The KmerVC program requires three inputs: (i) the list of mutations of interest in VCF or bed file format (ii) the reference genome, and (iii) the sequencing data in fastq or fast file format. KmerVC generates the outputs regarding the validation of mutations from the input variant file based on the relative k-mer frequency counts.Our tool validates the mutations of interest in cancer sequencing data over five main steps; i) pre-processing to obtain the uniqueness of k-mers in the human genome, ii) counting k-mers in sequencing data, iii) retrieving expected k-mers from mutations of interest, iv) compiling k-mer counts into mutation events, and v) validating mutations.


EXPANDS leverages DNA-sequencing of up to tens of thousands of cells to detect subclones into which these cells apportion and to assign mutations to each subclone. Thereby it infers which mutations co-occur together, in the same subclone, and which are mutually exclusively present in distinct subclones.


GRAMMy is a computational framework developed for Genome Relative Abundance using Mixture Model theory (GRAMMy) based estimation.


To improve computation efficiency, incorporate new features, such as time series data with replicates, and make the analysis technique more accessible to users, we have re-implemented the ELSA algorithm as a C++ extension to Python. We also integrated the new ELSA tool set with the popular Galaxy framework.


Large clinical genomics studies require the ability to select and track samples from a large population of patients through the various experimental steps involved in genome sequencing. To meet these needs we have developed a web-based laboratory information system (LIMS) referred to as MendeLIMS. MendeLIMS is implemented using open-source tools (eg. Ruby on Rails), and has a flexible configuration which is adaptable to continuously evolving experimental protocols, and to various user needs. We maintain a publicly available demonstration version of the application for evaluation purposes which can be found on the Web Resources page.


We developed SVEngine, an open source tool, to address the need for tools allowing specifying locus specific variant fraction and allelic haplotype. It simulates next generation sequencing data embedded with structural variations as well as an assortment of complex sequence features.


SWAN is the first to introduce a statistically verifiable heterogeneity SV model to the community. As in SWAN, the genetic material sampled is no longer viewed as a homogenous mutant or reference sample but explicitly modeled as a mixture of both mutant and reference sequences with their fractions estimable.

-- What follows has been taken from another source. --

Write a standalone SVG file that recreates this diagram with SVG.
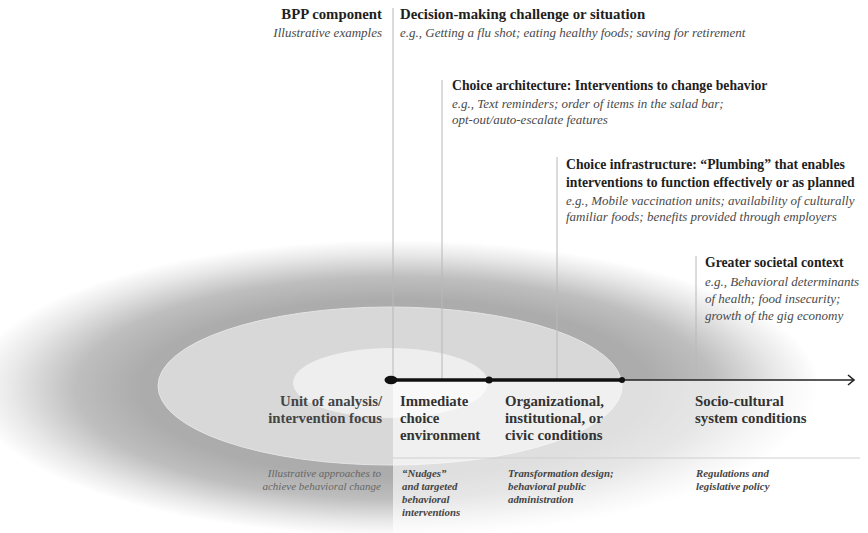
<svg xmlns="http://www.w3.org/2000/svg" width="868" height="533" viewBox="0 0 868 533">
<style>
text{font-family:"Liberation Serif","Times New Roman",serif}
.h{font-weight:bold;font-size:13.7px;fill:#1e1e1e}
.h1{font-weight:bold;font-size:14.8px;fill:#1e1e1e}
.ex{font-style:italic;font-size:13px;fill:#4a4a4a}
.b{font-weight:bold;font-size:14.8px;fill:#333}
.ap{font-style:italic;font-weight:bold;font-size:10.8px;fill:#444}
.apl{font-style:italic;font-size:11px;fill:#666}
.vl{stroke:#b8b8b8;stroke-width:1;fill:none}
</style>
<defs>
<radialGradient id="outer" cx="0.5" cy="0.5" r="0.5">
<stop offset="0" stop-color="#aaaaaa"/>
<stop offset="0.6" stop-color="#acacac"/>
<stop offset="0.75" stop-color="#bebebe"/>
<stop offset="0.9" stop-color="#e8e8e8"/>
<stop offset="1" stop-color="#ffffff"/>
</radialGradient>
<marker id="arr" markerWidth="12" markerHeight="12" refX="9" refY="6" orient="auto" markerUnits="userSpaceOnUse">
<path d="M3,1 L9,6 L3,11" fill="none" stroke="#222" stroke-width="1.6"/>
</marker>
</defs>
<rect width="868" height="533" fill="#fff"/>
<g id="background">
<ellipse cx="395" cy="388" rx="425" ry="148" fill="url(#outer)"/>
<ellipse cx="390" cy="386" rx="232" ry="79" fill="#d8d8d8" stroke="#e4e4e4" stroke-width="1"/>
<ellipse cx="390.5" cy="383" rx="97.5" ry="35" fill="#eeeeee"/>
<rect x="393" y="380" width="475" height="153" fill="#fff" fill-opacity="0.62"/>
<line x1="393" y1="458" x2="860" y2="458" stroke="#cfcfcf" stroke-width="1"/>
</g>
<g id="header">
<text class="h1" x="382" y="19" text-anchor="end">BPP component</text>
<text class="ex" x="382" y="37" text-anchor="end">Illustrative examples</text>
</g>
<g id="decision">
<line class="vl" x1="393" y1="8" x2="393" y2="380"/>
<text class="h1" x="400" y="19">Decision-making challenge or situation</text>
<text class="ex" x="400" y="37">e.g., Getting a flu shot; eating healthy foods; saving for retirement</text>
</g>
<g id="architecture">
<line class="vl" x1="442" y1="80" x2="442" y2="380"/>
<text class="h" x="452" y="90">Choice architecture: Interventions to change behavior</text>
<text class="ex" x="452" y="108">e.g., Text reminders; order of items in the salad bar;</text>
<text class="ex" x="452" y="124">opt-out/auto-escalate features</text>
</g>
<g id="infrastructure">
<line class="vl" x1="557" y1="157" x2="557" y2="380"/>
<text class="h" x="566" y="169">Choice infrastructure: “Plumbing” that enables</text>
<text class="h" x="566" y="187">interventions to function effectively or as planned</text>
<text class="ex" x="566" y="205">e.g., Mobile vaccination units; availability of culturally</text>
<text class="ex" x="566" y="221">familiar foods; benefits provided through employers</text>
</g>
<g id="societal">
<line class="vl" x1="696" y1="256" x2="696" y2="380"/>
<text class="h" x="705" y="267">Greater societal context</text>
<text class="ex" x="705" y="286">e.g., Behavioral determinants</text>
<text class="ex" x="705" y="303">of health; food insecurity;</text>
<text class="ex" x="705" y="320">growth of the gig economy</text>
</g>
<g id="connectors">
<line x1="622" y1="380" x2="854" y2="380" stroke="#222" stroke-width="1.4" marker-end="url(#arr)"/>
<line x1="392" y1="380" x2="622" y2="380" stroke="#111" stroke-width="3.5"/>
<ellipse cx="391" cy="380" rx="6.5" ry="4.2" fill="#111"/>
<circle cx="489" cy="380" r="3.6" fill="#111"/>
<circle cx="622" cy="380" r="3" fill="#111"/>
</g>
<g id="unit-label">
<text class="b" x="382" y="406" text-anchor="end" style="fill:#444">Unit of analysis/</text>
<text class="b" x="382" y="423" text-anchor="end" style="fill:#444">intervention focus</text>
<text class="apl" x="381" y="477" text-anchor="end">Illustrative approaches to</text>
<text class="apl" x="381" y="490" text-anchor="end">achieve behavioral change</text>
</g>
<g id="immediate">
<text class="b" x="400" y="406">Immediate</text>
<text class="b" x="400" y="423">choice</text>
<text class="b" x="400" y="440">environment</text>
<text class="ap" x="402" y="477">“Nudges”</text>
<text class="ap" x="402" y="490">and targeted</text>
<text class="ap" x="402" y="503">behavioral</text>
<text class="ap" x="402" y="516">interventions</text>
</g>
<g id="organizational">
<text class="b" x="505" y="406">Organizational,</text>
<text class="b" x="505" y="423">institutional, or</text>
<text class="b" x="505" y="440">civic conditions</text>
<text class="ap" x="508" y="477">Transformation design;</text>
<text class="ap" x="508" y="490">behavioral public</text>
<text class="ap" x="508" y="503">administration</text>
</g>
<g id="sociocultural">
<text class="b" x="695" y="406">Socio-cultural</text>
<text class="b" x="695" y="423">system conditions</text>
<text class="ap" x="696" y="477">Regulations and</text>
<text class="ap" x="696" y="490">legislative policy</text>
</g>
</svg>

Using barcode-linked read sequences, we have developed a new somatic and germline rearrangement caller, ZoomX, that detects large scale (>200 kb intra- or inter-chromosomal) rearrangements. ZoomX works for linked-read data and is optimized specifically for analyzing somatic variants of varying allelic fractions.


The RVD program takes BAM files of deep sequencing reads in as input. Using a Beta-Binomial model, the algorithm estimates the error rate at each base position in the reference sequence. For each sample, the relative difference between the reference and sample error rate is calculated and tested against the null distribution estimated from the model.


Gemtools is a collection of tools for the downstream and in-depth analysis of linked-read data (10X Genomics or TELL-Seq). The gemtools package provides the user with the flexibility to perform basic functions on their linked-read sequencing output in order to address even more questions!